Task instructions
Write out the material exactly. Do not include the pictures.

-- Start Dataset extract --

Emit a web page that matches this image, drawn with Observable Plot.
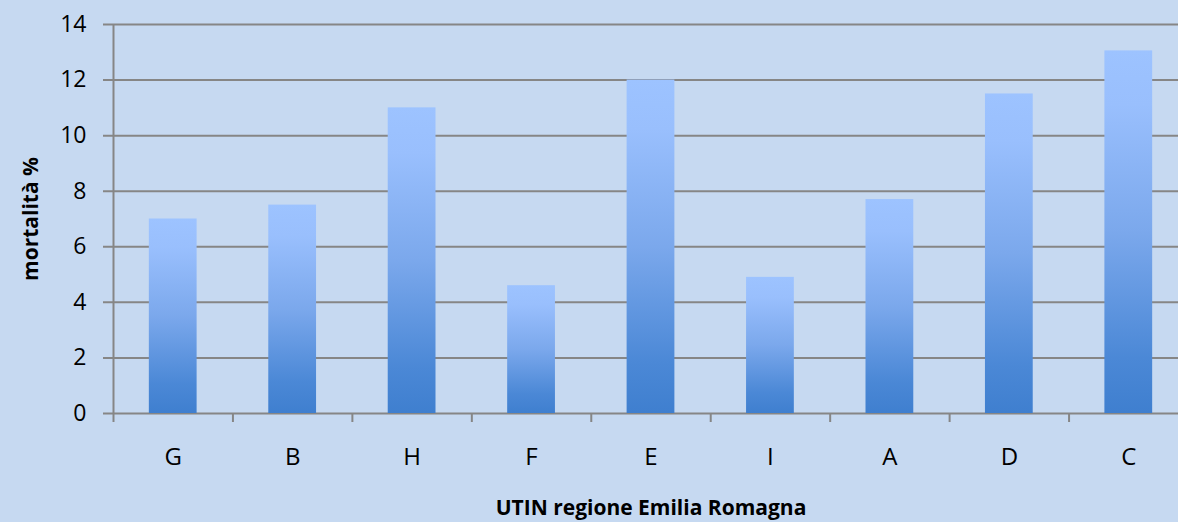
<!DOCTYPE html>
<html><head><meta charset="utf-8">
<script src="https://cdn.jsdelivr.net/npm/d3@7"></script>
<script src="https://cdn.jsdelivr.net/npm/@observablehq/plot@0.6"></script>
<style>html,body{margin:0;padding:0;background:#c6d9f1;overflow:hidden;width:1178px;height:522px}
svg{max-width:none !important;display:block}</style>
</head><body><div id="chart"></div>
<script>
const categories = ["G","B","H","F","E","I","A","D","C"];
const values = [7.0, 7.5, 11.0, 4.6, 12.0, 4.9, 7.7, 11.5, 13.05];
const yTicks = [0, 2, 4, 6, 8, 10, 12, 14];
const xTitle = "UTIN regione Emilia Romagna";
const yTitle = "mortalità %";

const data = categories.map((c, i) => ({unit: c, value: values[i]}));
const W = 1188, H = 522, ML = 113, MR = 0, MT = 24, MB = 109;
const step = (W - ML - MR) / categories.length;
const font = "'Open Sans', Lato, sans-serif";
const grid = "#868686";

const chart = Plot.plot({
  width: W, height: H,
  marginLeft: ML, marginRight: MR, marginTop: MT, marginBottom: MB,
  style: {background: "#c6d9f1", fontFamily: font, color: "#000", overflow: "visible", maxWidth: "none"},
  x: {domain: categories, paddingInner: 0.6, paddingOuter: 0.3, round: false},
  y: {domain: [0, 14]},
  marks: [
    Plot.ruleY(yTicks, {stroke: grid, strokeWidth: 2, insetLeft: -10}),
    Plot.barY(data, {x: "unit", y: "value", fill: "url(#barGrad)"}),
    Plot.ruleX([categories[0]], {x: d => d, y1: 0, y2: 14, dx: -step / 2, stroke: grid, strokeWidth: 2}),
    Plot.axisX({tickSize: 9, tickFormat: () => "", dx: -step / 2, stroke: grid, strokeWidth: 2, label: null}),
    Plot.axisY(yTicks, {tickSize: 0, tickPadding: 27, fontSize: 23, fill: "#000", label: null}),
    Plot.text(data, {x: "unit", text: "unit", frameAnchor: "bottom", lineAnchor: "middle", dy: 44, fontSize: 24, fill: "#000"}),
    Plot.text([xTitle], {frameAnchor: "bottom", lineAnchor: "middle", textAnchor: "middle", dy: 95, fontSize: 21, fontWeight: "bold", fill: "#000"}),
    Plot.text([yTitle], {frameAnchor: "left", lineAnchor: "middle", textAnchor: "middle", rotate: -90, dx: -82, fontSize: 21, fontWeight: "bold", fill: "#000"})
  ]
});
const svg = chart.tagName.toLowerCase() === "svg" ? chart : chart.querySelector("svg");
svg.insertAdjacentHTML("afterbegin",
  `<defs><linearGradient id="barGrad" x1="0" y1="0" x2="0" y2="1">
    <stop offset="0" stop-color="#9dc3ff"/>
    <stop offset="0.15" stop-color="#99bffd"/>
    <stop offset="0.5" stop-color="#7ba8ec"/>
    <stop offset="0.85" stop-color="#4b88d6"/>
    <stop offset="1" stop-color="#3f7fcf"/>
  </linearGradient></defs>`);
document.getElementById("chart").appendChild(chart);
</script>
</body></html>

-- End Dataset extract --

Full output
Emit a web page that matches this image, drawn with Observable Plot.
<!DOCTYPE html>
<html><head><meta charset="utf-8">
<script src="https://cdn.jsdelivr.net/npm/d3@7"></script>
<script src="https://cdn.jsdelivr.net/npm/@observablehq/plot@0.6"></script>
<style>html,body{margin:0;padding:0;background:#c6d9f1;overflow:hidden;width:1178px;height:522px}
svg{max-width:none !important;display:block}</style>
</head><body><div id="chart"></div>
<script>
const categories = ["G","B","H","F","E","I","A","D","C"];
const values = [7.0, 7.5, 11.0, 4.6, 12.0, 4.9, 7.7, 11.5, 13.05];
const yTicks = [0, 2, 4, 6, 8, 10, 12, 14];
const xTitle = "UTIN regione Emilia Romagna";
const yTitle = "mortalità %";

const data = categories.map((c, i) => ({unit: c, value: values[i]}));
const W = 1188, H = 522, ML = 113, MR = 0, MT = 24, MB = 109;
const step = (W - ML - MR) / categories.length;
const font = "'Open Sans', Lato, sans-serif";
const grid = "#868686";

const chart = Plot.plot({
  width: W, height: H,
  marginLeft: ML, marginRight: MR, marginTop: MT, marginBottom: MB,
  style: {background: "#c6d9f1", fontFamily: font, color: "#000", overflow: "visible", maxWidth: "none"},
  x: {domain: categories, paddingInner: 0.6, paddingOuter: 0.3, round: false},
  y: {domain: [0, 14]},
  marks: [
    Plot.ruleY(yTicks, {stroke: grid, strokeWidth: 2, insetLeft: -10}),
    Plot.barY(data, {x: "unit", y: "value", fill: "url(#barGrad)"}),
    Plot.ruleX([categories[0]], {x: d => d, y1: 0, y2: 14, dx: -step / 2, stroke: grid, strokeWidth: 2}),
    Plot.axisX({tickSize: 9, tickFormat: () => "", dx: -step / 2, stroke: grid, strokeWidth: 2, label: null}),
    Plot.axisY(yTicks, {tickSize: 0, tickPadding: 27, fontSize: 23, fill: "#000", label: null}),
    Plot.text(data, {x: "unit", text: "unit", frameAnchor: "bottom", lineAnchor: "middle", dy: 44, fontSize: 24, fill: "#000"}),
    Plot.text([xTitle], {frameAnchor: "bottom", lineAnchor: "middle", textAnchor: "middle", dy: 95, fontSize: 21, fontWeight: "bold", fill: "#000"}),
    Plot.text([yTitle], {frameAnchor: "left", lineAnchor: "middle", textAnchor: "middle", rotate: -90, dx: -82, fontSize: 21, fontWeight: "bold", fill: "#000"})
  ]
});
const svg = chart.tagName.toLowerCase() === "svg" ? chart : chart.querySelector("svg");
svg.insertAdjacentHTML("afterbegin",
  `<defs><linearGradient id="barGrad" x1="0" y1="0" x2="0" y2="1">
    <stop offset="0" stop-color="#9dc3ff"/>
    <stop offset="0.15" stop-color="#99bffd"/>
    <stop offset="0.5" stop-color="#7ba8ec"/>
    <stop offset="0.85" stop-color="#4b88d6"/>
    <stop offset="1" stop-color="#3f7fcf"/>
  </linearGradient></defs>`);
document.getElementById("chart").appendChild(chart);
</script>
</body></html>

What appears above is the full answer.